(MATERIAL):

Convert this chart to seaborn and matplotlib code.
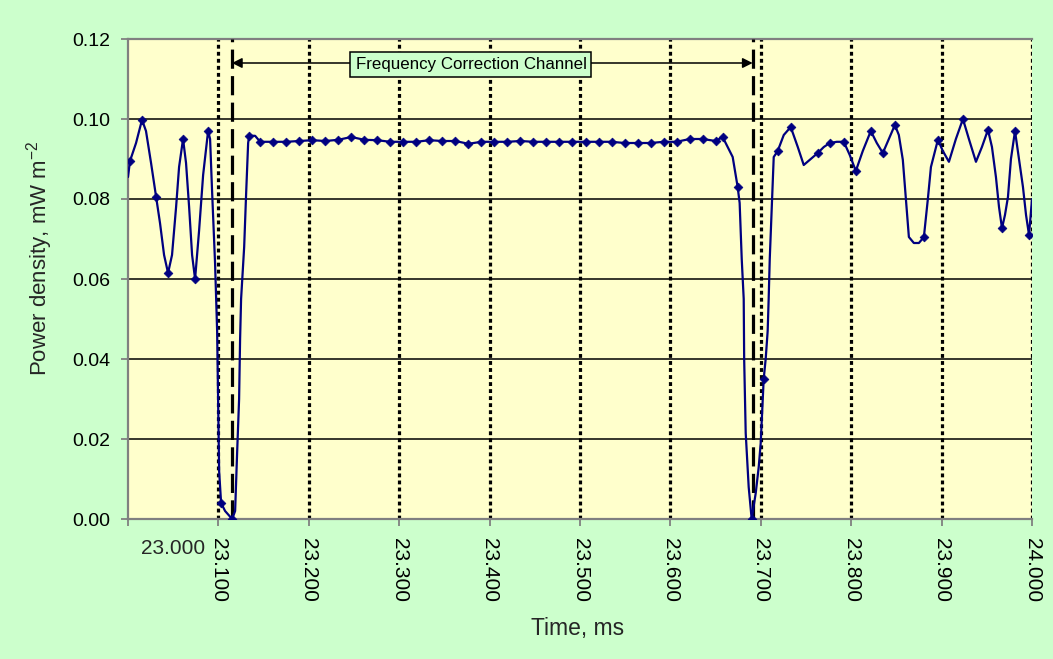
import numpy as np
import matplotlib
matplotlib.use("Agg")
import matplotlib.pyplot as plt
import seaborn as sns

# ---------------- data ----------------
time_ms = [
    23.0000, 23.0022, 23.0089, 23.0155, 23.0199, 23.0255, 23.0310, 23.0354, 23.0399, 23.0443,
    23.0487, 23.0532, 23.0565, 23.0609, 23.0642, 23.0676, 23.0709, 23.0742, 23.0786, 23.0831,
    23.0886, 23.0908, 23.0930, 23.0963, 23.0986, 23.0997, 23.1008, 23.1030, 23.1074, 23.1152,
    23.1185, 23.1207, 23.1229, 23.1240, 23.1251, 23.1285, 23.1307, 23.1329, 23.1340, 23.1406,
    23.1462, 23.1606, 23.1750, 23.1894, 23.2038, 23.2182, 23.2326, 23.2470, 23.2614, 23.2757,
    23.2901, 23.3045, 23.3189, 23.3333, 23.3477, 23.3621, 23.3765, 23.3909, 23.4053, 23.4197,
    23.4341, 23.4485, 23.4629, 23.4773, 23.4917, 23.5061, 23.5205, 23.5349, 23.5493, 23.5637,
    23.5781, 23.5925, 23.6069, 23.6213, 23.6357, 23.6501, 23.6578, 23.6689, 23.6744, 23.6766,
    23.6789, 23.6811, 23.6816, 23.6833, 23.6866, 23.6899, 23.6944, 23.6977, 23.6999, 23.7021,
    23.7032, 23.7054, 23.7076, 23.7087, 23.7099, 23.7143, 23.7187, 23.7254, 23.7331, 23.7409,
    23.7475, 23.7553, 23.7630, 23.7697, 23.7763, 23.7841, 23.7918, 23.7984, 23.8051, 23.8128,
    23.8217, 23.8283, 23.8350, 23.8416, 23.8483, 23.8527, 23.8571, 23.8605, 23.8638, 23.8693,
    23.8749, 23.8804, 23.8848, 23.8882, 23.8959, 23.9014, 23.9081, 23.9158, 23.9236, 23.9302,
    23.9380, 23.9446, 23.9513, 23.9557, 23.9601, 23.9635, 23.9668, 23.9701, 23.9734, 23.9767,
    23.9812, 23.9856, 23.9900, 23.9934, 23.9967, 24.0000,
]
power = [
    0.0855, 0.0895, 0.0940, 0.0998, 0.0970, 0.0890, 0.0806, 0.0740, 0.0660, 0.0615,
    0.0660, 0.0780, 0.0880, 0.0950, 0.0890, 0.0780, 0.0660, 0.0600, 0.0720, 0.0860,
    0.0970, 0.0950, 0.0820, 0.0640, 0.0470, 0.0300, 0.0120, 0.0040, 0.0020, 0.0000,
    0.0020, 0.0165, 0.0300, 0.0450, 0.0550, 0.0680, 0.0815, 0.0940, 0.0958, 0.0958,
    0.0943, 0.0943, 0.0943, 0.0945, 0.0947, 0.0945, 0.0948, 0.0955, 0.0948, 0.0947,
    0.0943, 0.0943, 0.0943, 0.0947, 0.0945, 0.0945, 0.0938, 0.0943, 0.0943, 0.0943,
    0.0945, 0.0943, 0.0943, 0.0943, 0.0943, 0.0943, 0.0943, 0.0943, 0.0940, 0.0940,
    0.0940, 0.0943, 0.0943, 0.0950, 0.0950, 0.0945, 0.0955, 0.0905, 0.0830, 0.0790,
    0.0650, 0.0550, 0.0400, 0.0215, 0.0080, 0.0000, 0.0065, 0.0130, 0.0190, 0.0300,
    0.0350, 0.0400, 0.0470, 0.0550, 0.0650, 0.0905, 0.0920, 0.0960, 0.0980, 0.0930,
    0.0885, 0.0900, 0.0915, 0.0930, 0.0940, 0.0943, 0.0943, 0.0910, 0.0870, 0.0920,
    0.0970, 0.0940, 0.0915, 0.0950, 0.0985, 0.0960, 0.0898, 0.0800, 0.0705, 0.0690,
    0.0690, 0.0705, 0.0800, 0.0880, 0.0948, 0.0920, 0.0893, 0.0950, 0.1000, 0.0950,
    0.0893, 0.0930, 0.0973, 0.0930, 0.0855, 0.0780, 0.0727, 0.0760, 0.0805, 0.0900,
    0.0970, 0.0900, 0.0830, 0.0760, 0.0710, 0.0800,
]
marked = [
    0, 1, 0, 1, 0, 0, 1, 0, 0, 1,
    0, 0, 0, 1, 0, 0, 0, 1, 0, 0,
    1, 0, 0, 0, 0, 0, 0, 1, 0, 1,
    0, 0, 0, 0, 0, 0, 0, 0, 1, 0,
    1, 1, 1, 1, 1, 1, 1, 1, 1, 1,
    1, 1, 1, 1, 1, 1, 1, 1, 1, 1,
    1, 1, 1, 1, 1, 1, 1, 1, 1, 1,
    1, 1, 1, 1, 1, 1, 1, 0, 1, 0,
    0, 0, 0, 0, 0, 1, 0, 0, 0, 0,
    1, 0, 0, 0, 0, 0, 1, 0, 1, 0,
    0, 0, 1, 0, 1, 0, 1, 0, 1, 0,
    1, 0, 1, 0, 1, 0, 0, 0, 0, 0,
    0, 1, 0, 0, 1, 0, 0, 0, 1, 0,
    0, 0, 1, 0, 0, 0, 1, 0, 0, 0,
    1, 0, 0, 0, 1, 0,
]

x_ticks = [23.0, 23.1, 23.2, 23.3, 23.4, 23.5, 23.6, 23.7, 23.8, 23.9, 24.0]
y_ticks = [0.00, 0.02, 0.04, 0.06, 0.08, 0.10, 0.12]
fcch_start = 23.115
fcch_end = 23.691
arrow_level = 0.114
channel_label = "Frequency Correction Channel"
label_pos = (23.3794, 0.1136)
x_label = "Time, ms"
y_label = "Power density, mW m$^{-2}$"

# ---------------- style ----------------
sns.set_theme(style="white")
plt.rcParams["font.family"] = ["Liberation Sans", "DejaVu Sans"]
plt.rcParams["mathtext.fontset"] = "custom"
plt.rcParams["mathtext.rm"] = "Liberation Sans"
plt.rcParams["mathtext.it"] = "Liberation Sans:italic"
plt.rcParams["mathtext.default"] = "regular"

W, H = 1053, 659
fig = plt.figure(figsize=(W / 100, H / 100), dpi=100, facecolor="#CCFFCC")
ax = fig.add_axes([128 / W, 140 / H, 904 / W, 480 / H])
ax.set_facecolor("#FFFFCC")

# horizontal grid lines
for yv in y_ticks[1:-1]:
    ax.axhline(yv, color="black", lw=1.1, zorder=1)

# dotted verticals at the ticks
for xv in x_ticks[1:]:
    ax.axvline(xv, color="black", lw=2.3, linestyle=(0, (1.2, 1.0)),
               dash_capstyle="butt", zorder=2)

# dashed channel boundaries
for xv in (fcch_start, fcch_end):
    ax.axvline(xv, color="black", lw=2.3, linestyle=(0, (6, 2.3)), zorder=3)

# curve
sns.lineplot(x=time_ms, y=power, sort=False, estimator=None, color="#000080",
             lw=1.6, ax=ax, zorder=4)
mx = [t for t, m in zip(time_ms, marked) if m]
my = [p for p, m in zip(power, marked) if m]
sns.scatterplot(x=mx, y=my, marker="D", s=20, color="#000080",
                edgecolor="#000080", linewidth=0.5, ax=ax, zorder=5)

# channel arrow + label
ax.annotate("", xy=(fcch_start, arrow_level), xytext=(fcch_end, arrow_level),
            arrowprops=dict(arrowstyle="<|-|>", color="black", lw=1.1,
                            mutation_scale=15, shrinkA=0, shrinkB=0),
            zorder=5)
ax.text(label_pos[0], label_pos[1], channel_label, ha="center", va="center",
        fontsize=12.2, color="black", zorder=7,
        bbox=dict(boxstyle="square,pad=0.3", fc="#CCFFCC", ec="black", lw=1.1))

# axes
ax.set_xlim(x_ticks[0], x_ticks[-1])
ax.set_ylim(y_ticks[0], y_ticks[-1])
ax.set_xticks(x_ticks)
ax.set_xticklabels(["" if i == 0 else f"{t:.3f}" for i, t in enumerate(x_ticks)],
                   rotation=-90, fontsize=15)
ax.set_yticks(y_ticks)
ax.set_yticklabels([f"{v:.2f}" for v in y_ticks], fontsize=14)
ax.tick_params(axis="both", direction="out", color="#808080", width=1.3,
               length=5, bottom=True, left=True, labelcolor="black")
ax.tick_params(axis="x", pad=9)
ax.tick_params(axis="y", pad=8)
ax.set_xlabel("")
ax.set_ylabel("")

# first x label drawn horizontally (as in the reference)
ax.annotate(f"{x_ticks[0]:.3f}", xy=(x_ticks[0], 0), xycoords=("data", "axes fraction"),
            xytext=(45 * 0.72, -30 * 0.72), textcoords="offset points",
            ha="center", va="center", fontsize=15)

for side in ("left", "bottom", "top"):
    ax.spines[side].set_color("#808080")
    ax.spines[side].set_linewidth(1.6)
ax.spines["right"].set_visible(False)

fig.text(578 / W, 1 - 629 / H, x_label, ha="center", va="center", fontsize=16.5)
fig.text(40 / W, 1 - 258 / H, y_label, ha="center", va="center", rotation=90,
         fontsize=16)

fig.savefig("out.png", dpi=100, facecolor=fig.get_facecolor())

(WHAT IS ASKED): Copy exactly the lines running from the beginning of the listing through the line that has "import seaborn as sns". Drop the pictures.

(SOLVED EXERCISE):
Convert this chart to seaborn and matplotlib code.
import numpy as np
import matplotlib
matplotlib.use("Agg")
import matplotlib.pyplot as plt
import seaborn as sns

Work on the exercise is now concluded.